WORK TO COMPLETE –
Only the lines from the start of the material through the line containing "ax = fig.add_axes([0.1271, 0.1164, 0.8378, 0.8437])" are to be extracted, exactly as they appear.

[BEGIN]

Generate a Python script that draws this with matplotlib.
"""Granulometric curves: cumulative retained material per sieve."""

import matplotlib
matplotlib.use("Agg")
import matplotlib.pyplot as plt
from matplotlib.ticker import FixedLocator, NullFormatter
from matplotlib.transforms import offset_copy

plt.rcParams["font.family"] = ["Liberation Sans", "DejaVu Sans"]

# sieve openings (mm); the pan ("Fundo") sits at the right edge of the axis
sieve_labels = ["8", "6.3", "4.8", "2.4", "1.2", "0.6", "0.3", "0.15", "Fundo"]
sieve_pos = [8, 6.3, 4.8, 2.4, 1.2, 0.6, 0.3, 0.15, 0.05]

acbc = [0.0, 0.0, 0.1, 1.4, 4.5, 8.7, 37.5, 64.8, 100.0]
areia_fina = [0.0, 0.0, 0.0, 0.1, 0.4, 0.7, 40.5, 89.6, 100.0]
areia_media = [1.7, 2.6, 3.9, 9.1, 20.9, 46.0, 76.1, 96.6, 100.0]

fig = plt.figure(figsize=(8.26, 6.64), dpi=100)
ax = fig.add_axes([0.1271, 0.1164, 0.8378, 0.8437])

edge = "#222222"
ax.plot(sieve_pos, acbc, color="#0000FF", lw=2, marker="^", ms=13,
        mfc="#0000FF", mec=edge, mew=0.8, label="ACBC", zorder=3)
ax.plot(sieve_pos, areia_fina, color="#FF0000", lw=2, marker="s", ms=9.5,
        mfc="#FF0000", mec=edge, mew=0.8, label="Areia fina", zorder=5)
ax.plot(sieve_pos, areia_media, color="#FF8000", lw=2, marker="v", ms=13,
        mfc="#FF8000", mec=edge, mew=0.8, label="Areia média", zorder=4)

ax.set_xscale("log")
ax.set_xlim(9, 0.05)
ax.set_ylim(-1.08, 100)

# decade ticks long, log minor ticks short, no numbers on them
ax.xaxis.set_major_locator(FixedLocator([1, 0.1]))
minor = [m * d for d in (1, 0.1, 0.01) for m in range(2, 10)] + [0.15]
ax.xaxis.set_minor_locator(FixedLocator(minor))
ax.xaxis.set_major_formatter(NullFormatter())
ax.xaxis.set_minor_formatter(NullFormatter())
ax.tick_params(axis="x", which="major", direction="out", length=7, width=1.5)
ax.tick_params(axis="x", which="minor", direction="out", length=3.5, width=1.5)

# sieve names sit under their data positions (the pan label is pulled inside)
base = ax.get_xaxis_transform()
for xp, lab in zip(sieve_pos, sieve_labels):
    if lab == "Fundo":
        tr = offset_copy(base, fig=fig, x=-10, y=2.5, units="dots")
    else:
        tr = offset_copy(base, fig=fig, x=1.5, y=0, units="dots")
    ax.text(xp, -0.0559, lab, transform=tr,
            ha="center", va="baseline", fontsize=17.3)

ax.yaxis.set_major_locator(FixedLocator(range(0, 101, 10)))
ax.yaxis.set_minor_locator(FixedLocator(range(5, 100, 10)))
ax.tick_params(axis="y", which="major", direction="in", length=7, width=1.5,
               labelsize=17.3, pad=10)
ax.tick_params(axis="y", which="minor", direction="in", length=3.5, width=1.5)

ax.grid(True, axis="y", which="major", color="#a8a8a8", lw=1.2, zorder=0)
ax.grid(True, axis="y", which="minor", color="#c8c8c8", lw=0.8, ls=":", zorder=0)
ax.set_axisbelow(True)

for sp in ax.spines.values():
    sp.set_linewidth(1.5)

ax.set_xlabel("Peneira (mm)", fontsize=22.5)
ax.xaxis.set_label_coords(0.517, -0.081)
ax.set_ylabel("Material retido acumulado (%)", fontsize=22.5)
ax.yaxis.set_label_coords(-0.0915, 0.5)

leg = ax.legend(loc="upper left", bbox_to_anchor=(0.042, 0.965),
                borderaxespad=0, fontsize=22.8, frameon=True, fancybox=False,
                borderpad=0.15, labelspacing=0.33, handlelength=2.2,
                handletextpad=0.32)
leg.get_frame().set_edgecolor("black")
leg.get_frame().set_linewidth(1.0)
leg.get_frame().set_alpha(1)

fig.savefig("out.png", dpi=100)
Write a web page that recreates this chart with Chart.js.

[END]

CORRECT ANSWER –
Generate a Python script that draws this with matplotlib.
"""Granulometric curves: cumulative retained material per sieve."""

import matplotlib
matplotlib.use("Agg")
import matplotlib.pyplot as plt
from matplotlib.ticker import FixedLocator, NullFormatter
from matplotlib.transforms import offset_copy

plt.rcParams["font.family"] = ["Liberation Sans", "DejaVu Sans"]

# sieve openings (mm); the pan ("Fundo") sits at the right edge of the axis
sieve_labels = ["8", "6.3", "4.8", "2.4", "1.2", "0.6", "0.3", "0.15", "Fundo"]
sieve_pos = [8, 6.3, 4.8, 2.4, 1.2, 0.6, 0.3, 0.15, 0.05]

acbc = [0.0, 0.0, 0.1, 1.4, 4.5, 8.7, 37.5, 64.8, 100.0]
areia_fina = [0.0, 0.0, 0.0, 0.1, 0.4, 0.7, 40.5, 89.6, 100.0]
areia_media = [1.7, 2.6, 3.9, 9.1, 20.9, 46.0, 76.1, 96.6, 100.0]

fig = plt.figure(figsize=(8.26, 6.64), dpi=100)
ax = fig.add_axes([0.1271, 0.1164, 0.8378, 0.8437])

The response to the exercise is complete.